Victoria Victorovna Nikolaeva (Виктория Викторовна Николаева; born 21 November 1962, Vladivostok) is a Russian political figure and a deputy of the 7th and 8th State Dumas.

While studying at the Vladivostok State University of Economics and Service, Nikolaeva also worked as a figure skating coach at the youth sports school in Vladivostok. After graduating, she worked as an accountant and economist at large fishing enterprises of the Russian Far East. Later she was appointed Deputy General Director of the Pacific Department of Fisheries Exploration and Research Fleet allegedly owned by her brother Vladimir Nikolayev. From 2005 to 2006, she served as deputy of the Legislative Assembly of Primorsky Krai of the 3rd convocation. In 2006, she joined the United Russia party. From 2011 to 2016, Nikolaeva was the deputy of the Legislative Assembly of Primorsky Krai of the 5th convocation. In 2016, she was elected deputy of the 7th State Duma. Since September 2021, she has served as deputy of the 8th State Duma from the Primorsky Krai constituency.

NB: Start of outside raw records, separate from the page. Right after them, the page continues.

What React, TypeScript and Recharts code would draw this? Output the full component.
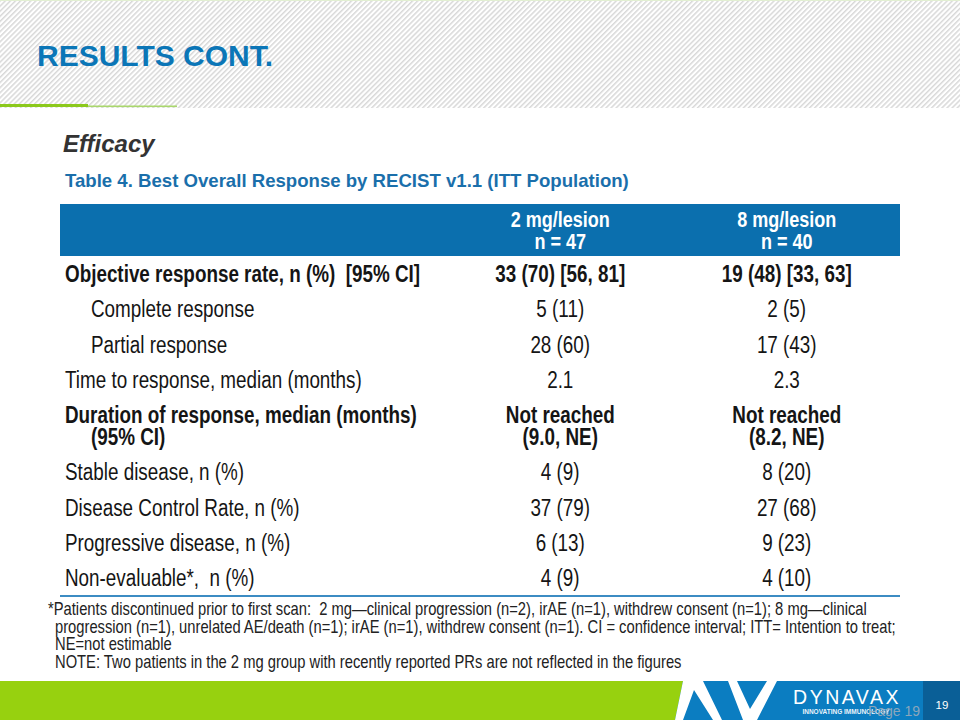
import React from "react";
import { ScatterChart, Scatter, XAxis, YAxis } from "recharts";

// table content
const rowLabels = [
  "Objective response rate, n (%)  [95% CI]",
  "Complete response",
  "Partial response",
  "Time to response, median (months)",
  "Duration of response, median (months)\n(95% CI)",
  "Stable disease, n (%)",
  "Disease Control Rate, n (%)",
  "Progressive disease, n (%)",
  "Non-evaluable*,  n (%)",
];
const boldRows = [0, 4];
const indentRows = [1, 2];

const columnHeaders = ["2 mg/lesion", "8 mg/lesion"];
const columnN = ["n = 47", "n = 40"];

const dose2Values = ["33 (70) [56, 81]", "5 (11)", "28 (60)", "2.1", "Not reached\n(9.0, NE)", "4 (9)", "37 (79)", "6 (13)", "4 (9)"];
const dose8Values = ["19 (48) [33, 63]", "2 (5)", "17 (43)", "2.3", "Not reached\n(8.2, NE)", "8 (20)", "27 (68)", "9 (23)", "4 (10)"];

const footnotes = [
  "*Patients discontinued prior to first scan:  2 mg\u2014clinical progression (n=2), irAE (n=1), withdrew consent (n=1); 8 mg\u2014clinical",
  "progression (n=1), unrelated AE/death (n=1); irAE (n=1), withdrew consent (n=1). CI = confidence interval; ITT= Intention to treat;",
  "NE=not estimable",
  "NOTE: Two patients in the 2 mg group with recently reported PRs are not reflected in the figures",
];

// layout
const W = 960;
const H = 720;
const TABLE_LEFT = 60;
const TABLE_RIGHT = 900;
const HEADER_TOP = 204;
const HEADER_BOTTOM = 256;
const BODY_BOTTOM = 596;
const LABEL_COL_W = 387;
const NARROW = 0.82;
const FONT = "'Liberation Sans', Arial, sans-serif";
const TEXT = "#151515";
const BLUE = "#0b6fae";

// rows with two lines take a bit more room
const rowWeights = rowLabels.map((l) => 1 + 0.6 * (l.split("\n").length - 1));
const rowCenters: number[] = [];
rowWeights.reduce((acc, w) => {
  rowCenters.push(acc + w / 2);
  return acc + w;
}, 0);
const rowTotal = rowWeights.reduce((a, b) => a + b, 0);

const makeCells = (values: string[], col: number) =>
  values.map((text, i) => ({ col, row: rowCenters[i], text, bold: boldRows.includes(i) }));

const NarrowText = ({ x, y, lines, anchor, size, bold, fill, indent = 0, lineH = 22 }: any) => (
  <text
    transform={`translate(${x},${y}) scale(${NARROW},1)`}
    textAnchor={anchor}
    fontSize={size}
    fontWeight={bold ? 700 : 400}
    fill={fill}
    fontFamily={FONT}
    style={{ whiteSpace: "pre" }}
  >
    {lines.map((l: string, k: number) => (
      <tspan key={k} x={k > 0 ? indent / NARROW : 0} y={(k - (lines.length - 1) / 2) * lineH} dy="0.35em">
        {l}
      </tspan>
    ))}
  </text>
);

const CellShape = (props: any) => {
  const { cx, cy, payload } = props;
  return <NarrowText x={cx} y={cy} lines={payload.text.split("\n")} anchor="middle" size={23} bold={payload.bold} fill={TEXT} />;
};

const RowTick = (props: any) => {
  const { y, payload } = props;
  const i = rowCenters.findIndex((c) => Math.abs(c - payload.value) < 1e-6);
  if (i < 0) return null;
  const indent = indentRows.includes(i) ? 26 : 0;
  return (
    <NarrowText
      x={TABLE_LEFT + 5 + indent}
      y={y}
      lines={rowLabels[i].split("\n")}
      anchor="start"
      size={23}
      bold={boldRows.includes(i)}
      fill={TEXT}
      indent={26}
    />
  );
};

const HeaderTick = (props: any) => {
  const { x, payload } = props;
  const i = payload.value;
  return (
    <NarrowText
      x={x}
      y={(HEADER_TOP + HEADER_BOTTOM) / 2}
      lines={[columnHeaders[i], columnN[i]]}
      anchor="middle"
      size={22}
      bold
      fill="#fff"
      lineH={22}
    />
  );
};

const SlideBackground = () => (
  <svg width={W} height={H} style={{ position: "absolute", left: 0, top: 0 }}>
    <defs>
      <pattern id="hatch" width="3.6" height="3.6" patternUnits="userSpaceOnUse" patternTransform="rotate(45)">
        <rect width="1.5" height="3.6" fill="#d8d8d8" />
      </pattern>
    </defs>
    <rect x={0} y={0} width={W} height={H} fill="#fff" />
    <rect x={0} y={0} width={W} height={108} fill="url(#hatch)" />
    <rect x={0} y={0} width={W} height={1} fill="#e2efd2" />
    <rect x={0} y={104} width={88} height={3} fill="#8cc91c" />
    <rect x={88} y={105.5} width={89} height={1.6} fill="#a9d76c" />
    <text x={37} y={66} fontSize={30} fontWeight={700} fill="#0b76b7" fontFamily={FONT}>
      RESULTS CONT.
    </text>

    <text x={63} y={152} fontSize={24} fontWeight={700} fontStyle="italic" fill="#333" fontFamily={FONT}>
      Efficacy
    </text>
    <text x={65} y={187} fontSize={18.6} fontWeight={700} fill="#1a6fab" fontFamily={FONT}>
      Table 4. Best Overall Response by RECIST v1.1 (ITT Population)
    </text>

    <rect x={TABLE_LEFT} y={HEADER_TOP} width={TABLE_RIGHT - TABLE_LEFT} height={HEADER_BOTTOM - HEADER_TOP} fill={BLUE} />
    <rect x={TABLE_LEFT} y={BODY_BOTTOM - 1} width={TABLE_RIGHT - TABLE_LEFT} height={2} fill="#3c8cc3" />

    {footnotes.map((f, i) => (
      <text
        key={i}
        transform={`translate(${i === 0 ? 48 : 55},${615 + i * 17.7}) scale(${NARROW},1)`}
        fontSize={18}
        fill="#222"
        fontFamily={FONT}
        style={{ whiteSpace: "pre" }}
      >
        {f}
      </text>
    ))}

    {/* footer band */}
    <rect x={660} y={681} width={300} height={39} fill="#0b7dc1" />
    <polygon points="0,681 683,681 675,720 0,720" fill="#97d10f" />
    <polygon points="683,681 703,681 722,720 713,720 694,690 683,720 675,720" fill="#fff" />
    <polygon points="728,681 737,681 750,709 767,681 777,681 757,720 743,720" fill="#fff" />
    <rect x={923} y={681} width={37} height={39} fill="#0a5f97" />
    <text x={847} y={704} textAnchor="middle" fontSize={19.5} letterSpacing={2.5} fill="#fff" fontFamily={FONT}>
      DYNAVAX
    </text>
    <text x={846} y={714} textAnchor="middle" fontSize={6.5} fontWeight={700} fill="#e8f2fa" fontFamily={FONT}>
      INNOVATING IMMUNOLOGY
    </text>
    <text x={894} y={716} textAnchor="middle" fontSize={14} fill="#8aa6bb" fontFamily={FONT}>
      Page 19
    </text>
    <text x={942} y={709} textAnchor="middle" fontSize={11.5} fill="#fff" fontFamily={FONT}>
      19
    </text>
  </svg>
);

export default function App() {
  return (
    <div style={{ position: "fixed", left: 0, top: 0, width: W, height: H, overflow: "hidden", background: "#fff" }}>
      <SlideBackground />
      <div style={{ position: "absolute", left: 0, top: 0 }}>
        <ScatterChart
          width={W}
          height={H}
          margin={{ top: HEADER_TOP, right: W - TABLE_RIGHT, bottom: H - BODY_BOTTOM, left: TABLE_LEFT }}
        >
          <XAxis
            type="number"
            dataKey="col"
            orientation="top"
            domain={[-0.5, 1.5]}
            ticks={[0, 1]}
            interval={0}
            height={HEADER_BOTTOM - HEADER_TOP}
            axisLine={false}
            tickLine={false}
            tick={<HeaderTick />}
          />
          <YAxis
            type="number"
            dataKey="row"
            domain={[0, rowTotal]}
            reversed
            ticks={rowCenters}
            interval={0}
            width={LABEL_COL_W}
            axisLine={false}
            tickLine={false}
            tick={<RowTick />}
          />
          <Scatter data={makeCells(dose2Values, 0)} shape={<CellShape />} isAnimationActive={false} />
          <Scatter data={makeCells(dose8Values, 1)} shape={<CellShape />} isAnimationActive={false} />
        </ScatterChart>
      </div>
    </div>
  );
}
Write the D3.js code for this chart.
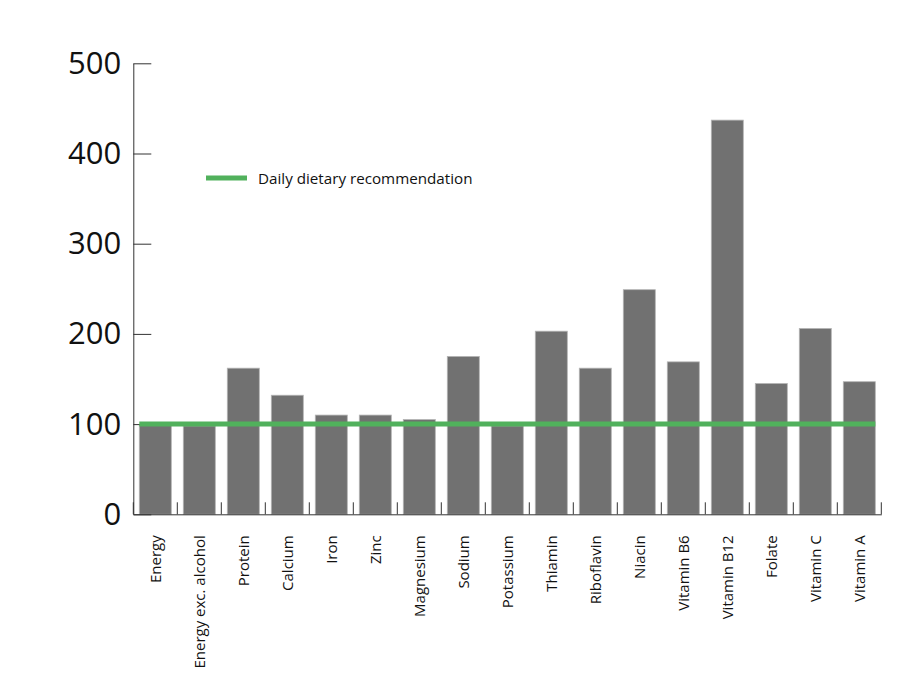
<!DOCTYPE html>
<html>
<head>
<meta charset="utf-8">
<script src="https://cdn.jsdelivr.net/npm/d3@7"></script>
<style>
  html, body { margin: 0; padding: 0; background: #fff; }
  svg { display: block; }
</style>
</head>
<body>
<svg id="chart" width="920" height="688"></svg>
<script>
const categories = ["Energy", "Energy exc. alcohol", "Protein", "Calcium", "Iron", "Zinc",
  "Magnesium", "Sodium", "Potassium", "Thiamin", "Riboflavin", "Niacin", "Vitamin B6",
  "Vitamin B12", "Folate", "Vitamin C", "Vitamin A"];
const values = [99, 98, 162, 132, 110, 110, 105, 175, 98, 203, 162, 249, 169, 437, 145, 206, 147];
const recommendation = 100;
const yTicks = [0, 100, 200, 300, 400, 500];
const legendLabel = "Daily dietary recommendation";

(function () {
const svg = d3.select("#chart");
const mLeft = 133.3, mRight = 881.3, mTop = 63.3, mBottom = 514.3;
const font = "'Open Sans', 'Noto Sans', sans-serif";

const pIn = 12 / 44;
const x = d3.scaleBand().domain(categories).range([mLeft, mRight])
  .paddingInner(pIn).paddingOuter(pIn / 2);
const y = d3.scaleLinear().domain([0, 500]).range([mBottom, mTop]);

// bars
svg.append("g").selectAll("rect").data(values).join("rect")
  .attr("x", (d, i) => x(categories[i]))
  .attr("y", d => y(d))
  .attr("width", x.bandwidth())
  .attr("height", d => y(0) - y(d))
  .attr("fill", "#717171")
  .attr("stroke", "#b4b4b4")
  .attr("stroke-width", 0.8);

// y axis
const yAxis = svg.append("g").attr("transform", `translate(${mLeft},0)`)
  .call(d3.axisLeft(y).tickValues(yTicks).tickSize(-18).tickSizeOuter(0).tickPadding(12));
yAxis.select(".domain").attr("stroke", "#333").attr("stroke-width", 1);
yAxis.selectAll(".tick line").attr("stroke", "#333");
yAxis.selectAll(".tick text").attr("font-family", font).attr("font-size", 31).attr("fill", "#111");

// x axis (labels)
const xAxis = svg.append("g").attr("transform", `translate(0,${mBottom})`)
  .call(d3.axisBottom(x).tickSize(0).tickSizeOuter(0));
xAxis.select(".domain").attr("stroke", "#333").attr("stroke-width", 1);
xAxis.selectAll(".tick text")
  .attr("font-family", font).attr("font-size", 15).attr("fill", "#111")
  .attr("transform", "rotate(-90)")
  .attr("x", -21).attr("y", 0).attr("dy", "0.35em")
  .attr("text-anchor", "end");

// boundary ticks
const half = (x.step() - x.bandwidth()) / 2;
const bounds = categories.map(c => x(c) - half).concat([x(categories[categories.length - 1]) + x.bandwidth() + half]);
svg.append("g").selectAll("line").data(bounds).join("line")
  .attr("x1", d => d).attr("x2", d => d)
  .attr("y1", mBottom).attr("y2", mBottom - 12)
  .attr("stroke", "#333").attr("stroke-width", 1);

// recommendation line
const green = "#51b15c";
svg.append("line")
  .attr("x1", x(categories[0]))
  .attr("x2", x(categories[categories.length - 1]) + x.bandwidth())
  .attr("y1", y(recommendation)).attr("y2", y(recommendation))
  .attr("stroke", green).attr("stroke-width", 5);

// legend
const lg = svg.append("g");
lg.append("line").attr("x1", 206).attr("x2", 247).attr("y1", 178).attr("y2", 178)
  .attr("stroke", green).attr("stroke-width", 5);
lg.append("text").attr("x", 258).attr("y", 184)
  .attr("font-family", font).attr("font-size", 15.2).attr("fill", "#111")
  .text(legendLabel);
})();
</script>
</body>
</html>
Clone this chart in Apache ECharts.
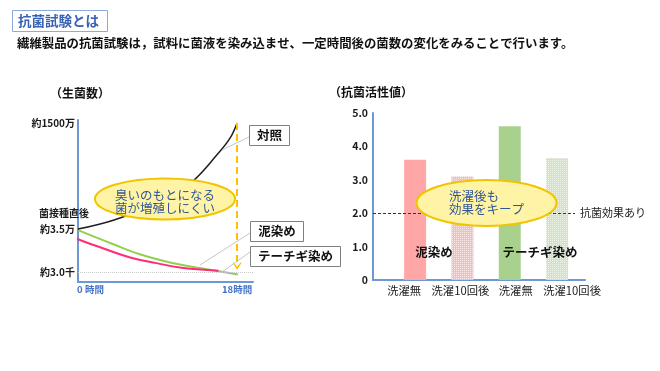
<!DOCTYPE html>
<html><head><meta charset="utf-8">
<script src="https://cdn.jsdelivr.net/npm/echarts@6/dist/echarts.min.js"></script>
<style>html,body{margin:0;padding:0;background:#fff}#c{width:660px;height:371px}</style>
</head><body><div id="c"></div>
<script>
// ---------- data: left chart (viable bacteria count, log scale) ----------
const controlSeries = [[0,35000],[4,58000],[8,127000],[11,280000],[13,540000],[15.7,2400000],[17.2,6300000],[18,15000000]];
const mudSeries = [[-2,31000],[0,19500],[2.1,13300],[5.9,6900],[8.9,5000],[11.5,3900],[15.9,3250]];
const techigiSeries = [[0,33000],[4,14700],[7,8300],[10.4,5200],[13.4,3900],[18.1,2600]];
const countTicks = [3000, 35000, 15000000];
const countTickLabels = ['約3.0千', '約3.5万', '約1500万'];
const hourTicks = [0, 18];
const hourTickLabels = ['0 時間', '18時間'];
const arrowRange = [15000000, 4200];
const floorLevel = 3000;

// ---------- data: right chart (antibacterial activity) ----------
const washCategories = ['洗濯無', '洗濯10回後', '洗濯無', '洗濯10回後'];
const activityValues = [3.6, 3.1, 4.6, 3.65];
const effectThreshold = 2.0;

const FONT = "'Noto Sans CJK JP', 'Noto Sans', sans-serif";
const AXIS_BLUE = '#6E97D8';

function pattern(base, dot) {
  const c = document.createElement('canvas');
  c.width = 2; c.height = 2;
  const g = c.getContext('2d');
  g.fillStyle = base; g.fillRect(0, 0, 2, 2);
  g.fillStyle = dot; g.fillRect(0, 0, 1, 1);
  return { image: c, repeat: 'repeat' };
}
const barFills = ['#FFA6A6', pattern('#F5BDBD', '#FDE6E6'), '#A9D18E', pattern('#CFE5BF', '#EEF6E8')];
// label nudges (px) so category labels sit where the reference prints them
const labelShift = [-11, -2, 6, 15];

function nearIdx(list, v, log) {
  let best = 0, bd = Infinity;
  list.forEach((t, i) => {
    const d = log ? Math.abs(Math.log10(t) - Math.log10(v)) : Math.abs(t - v);
    if (d < bd) { bd = d; best = i; }
  });
  return best;
}

const catRich = {};
labelShift.forEach((s, i) => {
  catRich['c' + i] = {
    color: '#1a1a1a', fontSize: 11.3, fontFamily: FONT,
    padding: s < 0 ? [0, -2 * s, 0, 0] : [0, 0, 0, 2 * s]
  };
});

const chart = echarts.init(document.getElementById('c'), null, { renderer: 'canvas' });

const txt = (x, y, text, o) => Object.assign({
  type: 'text', x: x, y: y, z: 100,
  style: Object.assign({ text: text, fontFamily: FONT, fontSize: 12, fill: '#111',
    textAlign: 'left', align: 'left', textVerticalAlign: 'middle', verticalAlign: 'middle' }, o || {})
});
const line = (x1, y1, x2, y2) => ({ type: 'line', z: 100, shape: { x1, y1, x2, y2 }, style: { stroke: '#C6C6C6', lineWidth: 1 } });
const box = (x, y, w, h) => ({ type: 'rect', z: 100, shape: { x, y, width: w, height: h }, style: { fill: '#fff', stroke: '#7F7F7F', lineWidth: 1 } });
const ell = (cx, cy, rx, ry) => ({ type: 'ellipse', z: 100, shape: { cx, cy, rx, ry }, style: { fill: '#FFF4A6', stroke: '#F2C300', lineWidth: 2 } });

const option = {
  animation: false,
  backgroundColor: '#fff',
  grid: [
    { left: 78, top: 120, width: 175, height: 162 },
    { left: 373, top: 113, width: 212, height: 167 }
  ],
  xAxis: [
    {
      type: 'value', gridIndex: 0, min: 0, max: 19.8,
      axisLine: { show: true, onZero: false, lineStyle: { color: AXIS_BLUE, width: 2 } },
      axisTick: { show: false }, splitLine: { show: false },
      axisLabel: {
        customValues: hourTicks, margin: 3,
        formatter: v => { const i = nearIdx(hourTicks, v); return (i === 0 ? '{a|' : '{b|') + hourTickLabels[i] + '}'; },
        rich: {
          a: { padding: [0, 0, 0, 25], color: '#4472C4', fontWeight: 'bold', fontSize: 9.5, fontFamily: FONT },
          b: { color: '#4472C4', fontWeight: 'bold', fontSize: 9.5, fontFamily: FONT }
        }
      }
    },
    {
      type: 'value', gridIndex: 1, min: 0.11, max: 4.59,
      axisLine: { show: true, onZero: false, lineStyle: { color: AXIS_BLUE, width: 2 } },
      axisTick: { show: false }, splitLine: { show: false },
      axisLabel: {
        customValues: washCategories.map((c, i) => i + 1), margin: 5,
        formatter: v => { const i = Math.round(v) - 1; return '{c' + i + '|' + washCategories[i] + '}'; },
        rich: catRich
      }
    }
  ],
  yAxis: [
    {
      type: 'log', gridIndex: 0, min: 1700, max: 17800000,
      axisLine: { show: true, onZero: false, lineStyle: { color: AXIS_BLUE, width: 2 } },
      axisTick: { show: false }, splitLine: { show: false },
      axisLabel: {
        customValues: countTicks, margin: 3,
        formatter: v => countTickLabels[nearIdx(countTicks, v, true)],
        color: '#1a1a1a', fontSize: 10, fontWeight: 'bold', fontFamily: FONT
      }
    },
    {
      type: 'value', gridIndex: 1, min: 0, max: 5, interval: 1,
      axisLine: { show: true, onZero: false, lineStyle: { color: AXIS_BLUE, width: 2 } },
      axisTick: { show: false }, splitLine: { show: false },
      axisLabel: {
        margin: 5, formatter: v => (v === 0 ? '0' : v.toFixed(1)),
        color: '#1a1a1a', fontSize: 10.5, fontWeight: 'bold', fontFamily: FONT
      }
    }
  ],
  series: [
    {
      name: 'テーチギ染め', type: 'line', xAxisIndex: 0, yAxisIndex: 0,
      data: techigiSeries, smooth: 0.4, symbol: 'none', clip: false,
      lineStyle: { color: '#92D050', width: 2 },
      markLine: {
        silent: true, symbol: ['none', 'none'], label: { show: false },
        lineStyle: { type: 'dotted', color: '#C8C8C8', width: 1 },
        data: [{ yAxis: floorLevel }]
      }
    },
    {
      name: '泥染め', type: 'line', xAxisIndex: 0, yAxisIndex: 0,
      data: mudSeries, smooth: 0.4, symbol: 'none', clip: false,
      lineStyle: { color: '#FF2D78', width: 2 }
    },
    {
      name: '対照', type: 'line', xAxisIndex: 0, yAxisIndex: 0,
      data: controlSeries, smooth: 0.4, symbol: 'none', clip: false,
      lineStyle: { color: '#1E1E1E', width: 1.5 },
      markLine: {
        silent: true, label: { show: false },
        symbol: ['none', 'path://M0,8L5,0L10,8L8.4,8L5,3L1.6,8Z'], symbolSize: [9, 7],
        lineStyle: { type: [7, 4], color: '#FFC000', width: 2 },
        data: [[{ coord: [18, arrowRange[0]] }, { coord: [18, arrowRange[1]] }]]
      }
    },
    {
      name: '抗菌活性値', type: 'bar', xAxisIndex: 1, yAxisIndex: 1, barWidth: 22,
      data: activityValues.map((v, i) => ({ value: [i + 1, v], itemStyle: { color: barFills[i] } })),
      markLine: {
        silent: true, symbol: ['none', 'none'],
        lineStyle: { type: [3, 2], color: '#333', width: 1 },
        label: { show: true, position: 'end', distance: 5, formatter: '抗菌効果あり', color: '#1a1a1a', fontSize: 11, fontFamily: FONT },
        data: [[{ coord: [0.11, effectThreshold] }, { coord: [4.38, effectThreshold] }]]
      }
    }
  ],
  graphic: {
    elements: [
      // header
      { type: 'rect', z: 100, shape: { x: 12.5, y: 10.5, width: 95, height: 21 }, style: { fill: '#fff', stroke: '#8FAADC', lineWidth: 1 } },
      txt(18, 21, '抗菌試験とは', { fontSize: 13.5, fontWeight: 'bold', fill: '#3863B5' }),
      txt(17, 43.5, '繊維製品の抗菌試験は，試料に菌液を染み込ませ、一定時間後の菌数の変化をみることで行います。', { fontSize: 12.4, fontWeight: 'bold', fill: '#111' }),
      txt(80, 93, '（生菌数）', { fontSize: 12, fontWeight: 'bold', textAlign: 'center', align: 'center' }),
      txt(371, 92, '（抗菌活性値）', { fontSize: 12, fontWeight: 'bold', textAlign: 'center', align: 'center' }),
      txt(39, 213, '菌接種直後', { fontSize: 10, fontWeight: 'bold', fill: '#1a1a1a' }),
      // left callouts
      line(249, 137, 222, 150),
      line(250, 233, 200, 265),
      line(250, 252, 222, 272),
      box(249.5, 125.5, 40, 20),
      txt(269.5, 135.5, '対照', { fontSize: 12.5, fontWeight: 'bold', textAlign: 'center', align: 'center' }),
      box(250.5, 221.5, 53, 20),
      txt(277, 231.5, '泥染め', { fontSize: 12.5, fontWeight: 'bold', textAlign: 'center', align: 'center' }),
      box(250.5, 246.5, 90, 20),
      txt(295.5, 256.5, 'テーチギ染め', { fontSize: 12.5, fontWeight: 'bold', textAlign: 'center', align: 'center' }),
      ell(165, 199, 70, 20.5),
      txt(165, 195.5, '臭いのもとになる', { fontSize: 12.5, fill: '#2E5597', textAlign: 'center', align: 'center' }),
      txt(165, 208.5, '菌が増殖しにくい', { fontSize: 12.5, fill: '#2E5597', textAlign: 'center', align: 'center' }),
      // right callouts
      ell(486.5, 203, 70, 23),
      txt(449, 196.5, '洗濯後も', { fontSize: 12.5, fill: '#2E5597' }),
      txt(449, 209.5, '効果をキープ', { fontSize: 12.5, fill: '#2E5597' }),
      txt(434, 252, '泥染め', { fontSize: 12.5, fontWeight: 'bold', textAlign: 'center', align: 'center' }),
      txt(540, 252, 'テーチギ染め', { fontSize: 12.5, fontWeight: 'bold', textAlign: 'center', align: 'center' })
    ]
  }
};
chart.setOption(option);
</script>
</body></html>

Nikolaeva's brother Vladimir was the mayor of Vladivostok from 2004 to 2008. He was also accused of being a member of the Russian mafia. In 2007 he was sentenced to a suspended sentence of 4.5 years in prison for abuse of office.

In 2018, Nikolaeva supported raising the retirement age, and in 2019, she was among those who approved the Sovereign Internet Law.

== Sanctions ==

She was sanctioned by the UK government in 2022 in relation to the Russo-Ukrainian War.